God won't chase you, but He will call you...

God won't chase you, but He will call you.

Heard that yesterday and it's so true. It's easier to turn from God than you might think. There are subtle choices, attitudes of the mind and heart that can be slippery slopes. If God feels far away, He's never the one who has moved. He calls us to return to Him and welcomes us with open arms!
 
The God who made the world and everything in it is the Lord of heaven and earth and does not live in temples built by human hands.  And he is not served by human hands, as if he needed anything. Rather, he himself gives everyone life and breath and everything else.  From one man he made all the nations, that they should inhabit the whole earth; and he marked out their appointed times in history and the boundaries of their lands.  God did this so that they would seek him and perhaps reach out for him and find him, though he is not far from any one of us. ‘For in him we live and move and have our being.’ As some of your own poets have said, ‘We are his offspring.'
Romans 17:24-28

Friday, February 8, 2013

No time for regrets

I woke up with a heart and mind full this morning. There were a ton of things to do to get ready for a MOPS meeting I had to lead. Usually my heart and mind are full of good things and happy thoughts, but a sly trick of the devil is to bring to my mind past regrets, failures, low points, hurts, mistakes, etc. In a flash I saw people's faces the moment after I said something thoughtless or hurtful, opinions I shared that would have been better left unspoken, judgments I had made about others, things I had done that brought guilt and shame, things done to me that make me sad.
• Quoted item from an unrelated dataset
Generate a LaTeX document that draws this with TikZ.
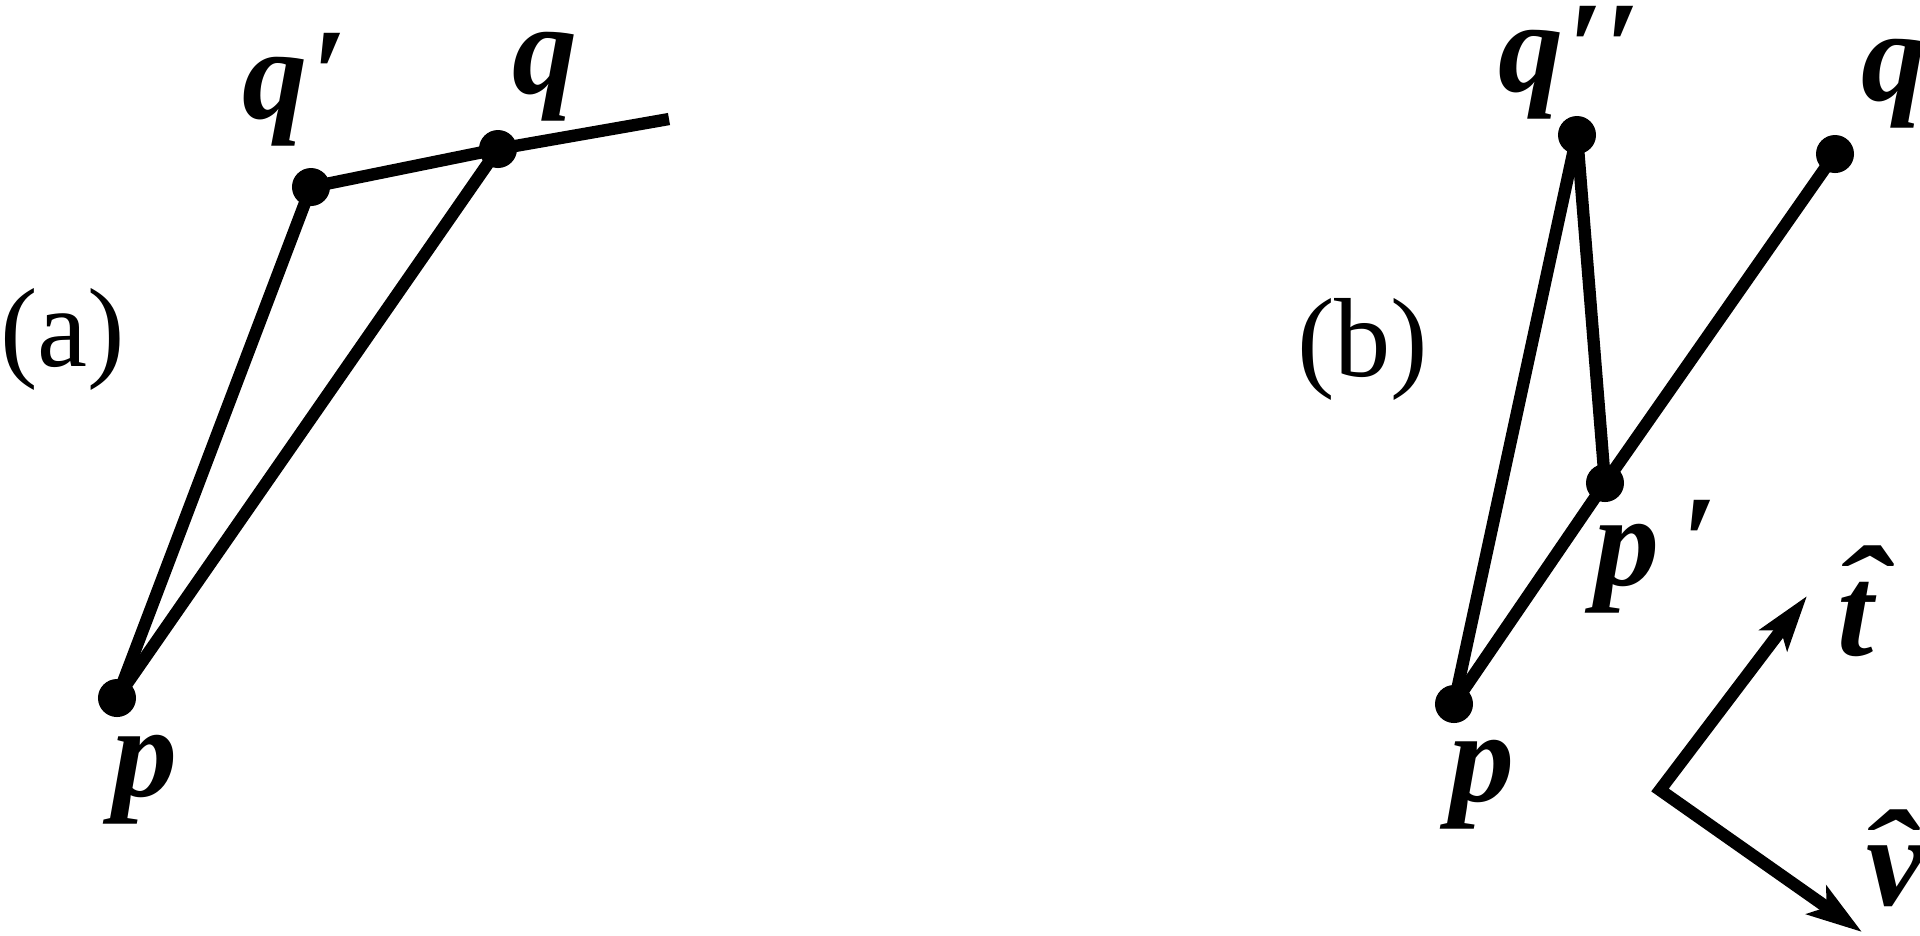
\documentclass[tikz,border=0pt]{standalone}
\usepackage{fontspec}
\setmainfont{Liberation Serif}
\usetikzlibrary{arrows.meta}

% letter with a circumflex set over it
\newcommand{\withhat}[3]{\rlap{\kern#1\raisebox{#2}{\scalebox{1.25}[1]{\char"02C6}}}#3}

\begin{document}
\begin{tikzpicture}[x=0.01cm, y=-0.01cm,
  line width=3.5pt,
  dot/.style = {circle, fill, inner sep=0pt, outer sep=0pt, minimum size=0.38cm},
  lbl/.style = {inner sep=0pt, anchor=base west,
    font=\fontsize{37}{40}\selectfont\bfseries\itshape},
  tag/.style = {inner sep=0pt, anchor=base west,
    font=\fontsize{32}{35}\selectfont}]
  \tikzstyle{tips}=[{Stealth[length=0.55cm, width=0.34cm, inset=0.12cm]}-{Stealth[length=0.55cm, width=0.34cm, inset=0.12cm]}]
  \useasboundingbox (0,0) rectangle (1920,935);

  % (a)
  \node[dot] (pa)  at (117,698) {};
  \node[dot] (qpa) at (311,187) {};
  \node[dot] (qa)  at (498,149) {};
  \coordinate (enda) at (669,119);
  \draw (qpa.center) -- (qa.center) -- (enda);
  \draw (pa.center) -- (qpa.center);
  \draw (pa.center) -- (qa.center);
  \node[tag] (taga) at (-6,366) {(a)};
  \node[lbl] (lqpa) at (236,118) {q\kern0.03em′};
  \node[lbl] (lqa)  at (506,93) {q};
  \node[lbl] (lpa)  at (106,796) {p};

  % (b)
  \node[dot] (pb)   at (1454,704) {};
  \node[dot] (ppb)  at (1605,483) {};
  \node[dot] (qppb) at (1577,135) {};
  \node[dot] (qb)   at (1835,154) {};
  \draw (pb.center) -- (qppb.center);
  \draw (qppb.center) -- (ppb.center);
  \draw (pb.center) -- (ppb.center);
  \draw (ppb.center) -- (qb.center);
  \node[tag] (tagb) at (1291,376) {(b)};
  \node[lbl] (lqppb) at (1492,91) {q\kern0.03em′′};
  \node[lbl] (lqb)   at (1855,100) {q};
  \node[lbl] (lppb)  at (1588,585) {p\kern0.16em′};
  \node[lbl] (lpb)   at (1443,801) {p};

  % frame vectors
  \coordinate (org)  at (1660,790);
  \coordinate (ttip) at (1807,596);
  \coordinate (vtip) at (1862,932);
  \draw[tips] (ttip) -- (org) -- (vtip);
  \node[lbl] (lt) at (1831,655) {\withhat{-1pt}{5pt}{t}};
  \node[lbl] (lv) at (1860,905) {\withhat{-2pt}{1pt}{v}};
\end{tikzpicture}
\end{document}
And then the line of a song sprang into my heart, "I have no time to maintain these regrets when I think about the way He loves us...". Thank you Holy Spirit! And after that I remembered friends, family, mentors, counselors who have helped me get past these times in my life that I'm not proud of. God is sooooo good! In a moment my heart went from full of shame and sorrow to full of the mercy, grace, and love of God offered new everyday and the knowledge that He doesn't see me broken or stained. He doesn't hold my words and actions against me. I don't have to drag these regrets through my day or through the rest of my life. But, I can use them as stepping stones. When they come to mind I will let them remind me of what not to do, what not to say, and that I'm not the person that I once was.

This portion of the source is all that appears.